WHAT THE TASK REQUIRES> Copy every line from the data below in which the string "this" can be found.

"""

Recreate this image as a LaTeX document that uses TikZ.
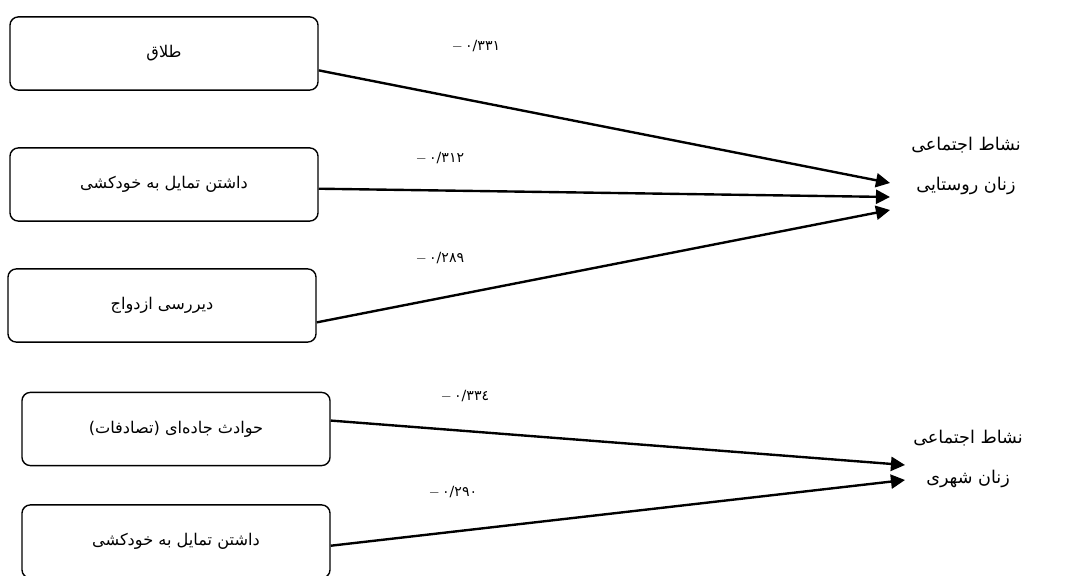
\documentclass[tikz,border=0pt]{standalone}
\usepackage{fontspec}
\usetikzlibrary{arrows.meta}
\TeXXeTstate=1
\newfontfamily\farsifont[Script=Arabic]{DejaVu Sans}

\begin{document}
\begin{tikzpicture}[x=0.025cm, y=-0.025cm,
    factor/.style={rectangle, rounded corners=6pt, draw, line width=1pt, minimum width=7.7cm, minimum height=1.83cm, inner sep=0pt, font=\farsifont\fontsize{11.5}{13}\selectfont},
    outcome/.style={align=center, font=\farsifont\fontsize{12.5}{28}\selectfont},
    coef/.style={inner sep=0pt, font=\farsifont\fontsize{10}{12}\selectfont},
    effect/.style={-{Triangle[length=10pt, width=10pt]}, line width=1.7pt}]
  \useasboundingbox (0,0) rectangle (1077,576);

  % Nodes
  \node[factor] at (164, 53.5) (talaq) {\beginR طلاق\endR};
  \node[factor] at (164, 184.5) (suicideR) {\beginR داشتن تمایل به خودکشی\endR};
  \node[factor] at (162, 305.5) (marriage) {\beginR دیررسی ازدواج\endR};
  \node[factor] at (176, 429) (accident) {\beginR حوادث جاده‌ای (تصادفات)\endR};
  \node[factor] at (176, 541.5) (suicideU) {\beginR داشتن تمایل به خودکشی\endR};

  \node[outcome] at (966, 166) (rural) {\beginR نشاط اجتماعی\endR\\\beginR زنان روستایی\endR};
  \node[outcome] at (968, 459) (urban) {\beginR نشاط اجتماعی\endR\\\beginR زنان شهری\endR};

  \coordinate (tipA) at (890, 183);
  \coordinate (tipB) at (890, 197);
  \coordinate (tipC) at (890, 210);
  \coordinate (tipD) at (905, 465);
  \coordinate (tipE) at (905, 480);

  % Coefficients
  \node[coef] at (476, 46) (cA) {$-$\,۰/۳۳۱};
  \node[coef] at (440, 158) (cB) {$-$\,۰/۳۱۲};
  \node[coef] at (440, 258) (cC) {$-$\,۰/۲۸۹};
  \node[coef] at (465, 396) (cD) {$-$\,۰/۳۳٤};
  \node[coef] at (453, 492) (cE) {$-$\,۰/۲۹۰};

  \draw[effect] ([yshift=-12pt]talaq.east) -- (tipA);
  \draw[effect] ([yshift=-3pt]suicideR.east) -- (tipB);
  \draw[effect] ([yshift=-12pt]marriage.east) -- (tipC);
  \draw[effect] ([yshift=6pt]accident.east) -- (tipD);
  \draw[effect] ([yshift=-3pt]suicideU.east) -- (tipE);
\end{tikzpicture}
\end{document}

"""
"""

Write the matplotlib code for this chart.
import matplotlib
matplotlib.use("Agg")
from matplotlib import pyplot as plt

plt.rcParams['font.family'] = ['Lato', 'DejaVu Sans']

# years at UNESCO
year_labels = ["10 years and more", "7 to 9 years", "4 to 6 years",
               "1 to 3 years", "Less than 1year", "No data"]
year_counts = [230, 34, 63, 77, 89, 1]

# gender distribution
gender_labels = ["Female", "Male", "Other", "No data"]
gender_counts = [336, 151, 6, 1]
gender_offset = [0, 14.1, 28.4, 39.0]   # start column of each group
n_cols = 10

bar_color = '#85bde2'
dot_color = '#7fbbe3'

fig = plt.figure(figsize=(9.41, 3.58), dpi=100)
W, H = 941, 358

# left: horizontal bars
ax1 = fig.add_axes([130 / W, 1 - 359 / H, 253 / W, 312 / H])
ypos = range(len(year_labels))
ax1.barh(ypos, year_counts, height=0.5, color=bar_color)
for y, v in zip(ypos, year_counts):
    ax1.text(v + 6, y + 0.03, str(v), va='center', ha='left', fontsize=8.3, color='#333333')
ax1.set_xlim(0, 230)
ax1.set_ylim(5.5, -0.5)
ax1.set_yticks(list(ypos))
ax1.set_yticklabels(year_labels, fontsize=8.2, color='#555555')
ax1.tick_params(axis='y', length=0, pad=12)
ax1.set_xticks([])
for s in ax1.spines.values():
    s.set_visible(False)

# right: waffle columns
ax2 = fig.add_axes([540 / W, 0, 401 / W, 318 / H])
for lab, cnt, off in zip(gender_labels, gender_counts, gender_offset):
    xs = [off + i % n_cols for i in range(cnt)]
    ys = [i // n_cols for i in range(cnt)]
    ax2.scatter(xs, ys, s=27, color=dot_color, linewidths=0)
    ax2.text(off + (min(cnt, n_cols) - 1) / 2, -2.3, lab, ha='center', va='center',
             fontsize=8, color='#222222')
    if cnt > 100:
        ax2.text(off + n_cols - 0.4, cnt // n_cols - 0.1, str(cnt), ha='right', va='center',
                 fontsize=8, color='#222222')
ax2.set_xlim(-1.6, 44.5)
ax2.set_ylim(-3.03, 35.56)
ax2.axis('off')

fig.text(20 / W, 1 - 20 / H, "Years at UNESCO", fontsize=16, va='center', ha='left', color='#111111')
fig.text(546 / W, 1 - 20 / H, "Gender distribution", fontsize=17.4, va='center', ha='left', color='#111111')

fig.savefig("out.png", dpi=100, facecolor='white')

"""

ANSWER TO THE TASK>
Recreate this image as a LaTeX document that uses TikZ.
Write the matplotlib code for this chart.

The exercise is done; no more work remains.